On October 7, 2019, CF presented Dr. Sarah Satterfield, Department chair of the Visual and Performing Arts Department, to discuss the importance of communication and student engagement. This session was named “Lego, Haiku and PB and J: Student Engagement” and was from 12:30-1:45 with pizza provided for each student who showed up.

The first topic that Satterfield discussed was the topic of student engagement. Student engagement is when the students make a conscious effort in learning. A student who is truly engaged use material from classes and incorporate them into their daily lives. Satterfield makes the point to say that engagement is more likely to occur when you feel connected.

“Studies have shown that students are much more successful when they feel a connection to either the course, content, or teacher,” said Satterfield.
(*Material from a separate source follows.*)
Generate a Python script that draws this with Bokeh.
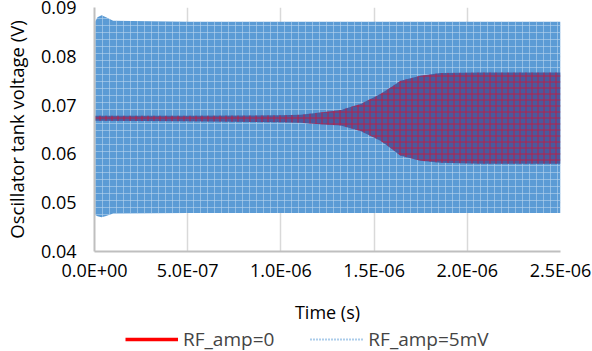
from bokeh.plotting import figure
from bokeh.layouts import column
from bokeh.models import Range1d, FixedTicker, Legend, LegendItem, ColumnDataSource
from bokeh.embed import file_html
from bokeh.resources import INLINE

# ---- data (envelopes) ----
t_blue = [0.0, 0.016e-6, 0.038e-6, 0.062e-6, 0.10e-6, 0.5e-6, 1.0e-6, 1.5e-6, 2.0e-6, 2.5e-6]
blue_top = [0.0868, 0.0880, 0.0884, 0.0880, 0.0873, 0.0871, 0.0871, 0.0871, 0.0871, 0.0871]
blue_bottom = [0.0476, 0.0472, 0.0470, 0.0473, 0.0478, 0.0479, 0.0479, 0.0479, 0.0479, 0.0479]

t_red = [0.0, 0.5e-6, 1.0e-6, 1.105e-6, 1.212e-6, 1.320e-6, 1.427e-6, 1.534e-6,
         1.588e-6, 1.642e-6, 1.749e-6, 1.856e-6, 2.071e-6, 2.5e-6]
red_top = [0.0678, 0.0678, 0.0679, 0.0680, 0.0685, 0.0690, 0.0702, 0.0723,
           0.0736, 0.0750, 0.0760, 0.0766, 0.0767, 0.0767]
red_bottom = [0.0668, 0.0667, 0.0665, 0.0664, 0.0661, 0.0658, 0.0647, 0.0627,
              0.0612, 0.0596, 0.0586, 0.0582, 0.0580, 0.0580]

x_ticks = [0.0, 0.5e-6, 1.0e-6, 1.5e-6, 2.0e-6, 2.5e-6]
x_tick_labels = ["0.0E+00", "5.0E-07", "1.0E-06", "1.5E-06", "2.0E-06", "2.5E-06"]
y_ticks = [0.04, 0.05, 0.06, 0.07, 0.08, 0.09]
y_tick_labels = ["0.04", "0.05", "0.06", "0.07", "0.08", "0.09"]

series_names = ["RF_amp=0", "RF_amp=5mV"]

FONT = "Open Sans"

p = figure(frame_width=466, frame_height=244,
           x_range=Range1d(0, 2.5e-6), y_range=Range1d(0.04, 0.09),
           output_backend="svg", toolbar_location=None,
           min_border_left=94, min_border_right=32, min_border_top=7, min_border_bottom=0)
p.outline_line_color = None
p.background_fill_color = "white"

# grid
p.xgrid.ticker = FixedTicker(ticks=x_ticks)
p.ygrid.ticker = FixedTicker(ticks=y_ticks)
for g in (p.xgrid, p.ygrid):
    g.grid_line_color = "#d9d9d9"
    g.grid_line_width = 1.5

# axes
p.xaxis.ticker = FixedTicker(ticks=x_ticks)
p.yaxis.ticker = FixedTicker(ticks=y_ticks)
p.xaxis.major_label_overrides = dict(zip(x_ticks, x_tick_labels))
p.yaxis.major_label_overrides = dict(zip(y_ticks, y_tick_labels))
for ax in (p.xaxis[0], p.yaxis[0]):
    ax.major_tick_line_color = None
    ax.minor_tick_line_color = None
    ax.major_tick_out = 0
    ax.major_tick_in = 0
    ax.minor_tick_out = 0
    ax.minor_tick_in = 0
    ax.axis_line_color = "#bfbfbf"
    ax.axis_line_width = 2
    ax.major_label_text_font = FONT
    ax.major_label_text_font_size = "18px"
    ax.major_label_text_color = "#000000"
    ax.axis_label_text_font = FONT
    ax.axis_label_text_font_size = "18px"
    ax.axis_label_text_font_style = "normal"
    ax.axis_label_text_color = "#000000"
p.xaxis.axis_label = "Time (s)"
p.yaxis.axis_label = "Oscillator tank voltage (V)"
p.yaxis.axis_label_text_font_size = "18.5px"
p.xaxis.major_label_standoff = 6
p.xaxis.axis_label_standoff = 15
p.yaxis.major_label_standoff = 18
p.yaxis.axis_label_standoff = 9

# bands
src_b = ColumnDataSource(dict(t=t_blue, top=blue_top, bot=blue_bottom))
src_r = ColumnDataSource(dict(t=t_red, top=red_top, bot=red_bottom))
p.varea(x="t", y1="bot", y2="top", source=src_b, fill_color="#5b9bd5",
        hatch_pattern="cross", hatch_color="#b8d4ef", hatch_alpha=0.6,
        hatch_scale=7, hatch_weight=1)
p.varea(x="t", y1="bot", y2="top", source=src_r, fill_color="#4a5a9e",
        hatch_pattern="cross", hatch_color="#c8183c", hatch_alpha=0.85,
        hatch_scale=6, hatch_weight=1)

# ---- legend strip below the chart ----
p2 = figure(width=592, height=26, x_range=Range1d(0, 1), y_range=Range1d(0, 1),
            output_backend="svg", toolbar_location=None,
            min_border_left=0, min_border_right=0, min_border_top=0, min_border_bottom=0)
p2.axis.visible = False
p2.grid.visible = False
p2.outline_line_color = None

nan = float("nan")
lr = p2.line([nan], [nan], line_color="#ff0000", line_width=3.5)
lb = p2.line([nan], [nan], line_color="#5b9bd5", line_width=2, line_dash="1 2")

legend = Legend(items=[LegendItem(label=series_names[0], renderers=[lr]),
                       LegendItem(label=series_names[1], renderers=[lb])],
                orientation="horizontal", location=(31, 0),
                border_line_color=None, background_fill_alpha=0,
                label_text_font=FONT, label_text_font_size="19px",
                glyph_width=53, glyph_height=14, label_standoff=5, spacing=36,
                padding=0, margin=0)
p2.add_layout(legend)

layout = column(p, p2, spacing=0)
open("out.html", "w").write(file_html(layout, INLINE))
To put this theory to the test, Satterfield’s first activity was the 20 questions games. This is a simple game to engage students. Satterfield would ask a question like, “Do you have any siblings” and if you did you would stand. If you didn’t you would sit.

With each question, you would see students stand and sit. Whether they were in into working out or in an ensemble in CF’s music department: it soon became apparent that a major part of student engagement is finding your place.

“It’s just so important to find your niche. Find your happy place on campus,” said Satterfield.

To further get the students to know each other she then plays the game of “What’s App.” This was a game to see what app on your phone is unique to you and your lifestyle. As Satterfield asked for volunteers, students had the opportunity to see that some of their lifestyles were the same or similar. 

One student, in particular, had an anatomy app putting pieces of the body together and learning their function. When the student began to talk about the app on her phone and soon she found that she wasn’t the only one that had it. This further shows that you will never know who is similar to you until you engage with that person.

The last student engagement activity was the Haiku game. A Haiku is a type of Japanese poem with 17 syllables with three lines of five seven and five words. This game was just a way to get the wheels turning in the student’s minds. 

She went around the room for the student to read their poems. Many didn’t want to share because they were dark or too personal, But Maria Babione had no problem speaking about her poem.

“I Pray that I live

The way that God would have me live

Never turning back.”

As the session progressed, she then went into her projects for communication between students. The students began to play games with Lego and even got artistic with drawing. But the true test of communication was the PB and J challenge. In this game, students had to race to make a peanut butter and jelly sandwich with instruction from only their partner.

In the end, students enjoyed Satterfield’s session. “I liked how interactive it was,” Shana Vardis, CF student said.

“I enjoyed the activities they seem very useful,” said Maria Babione.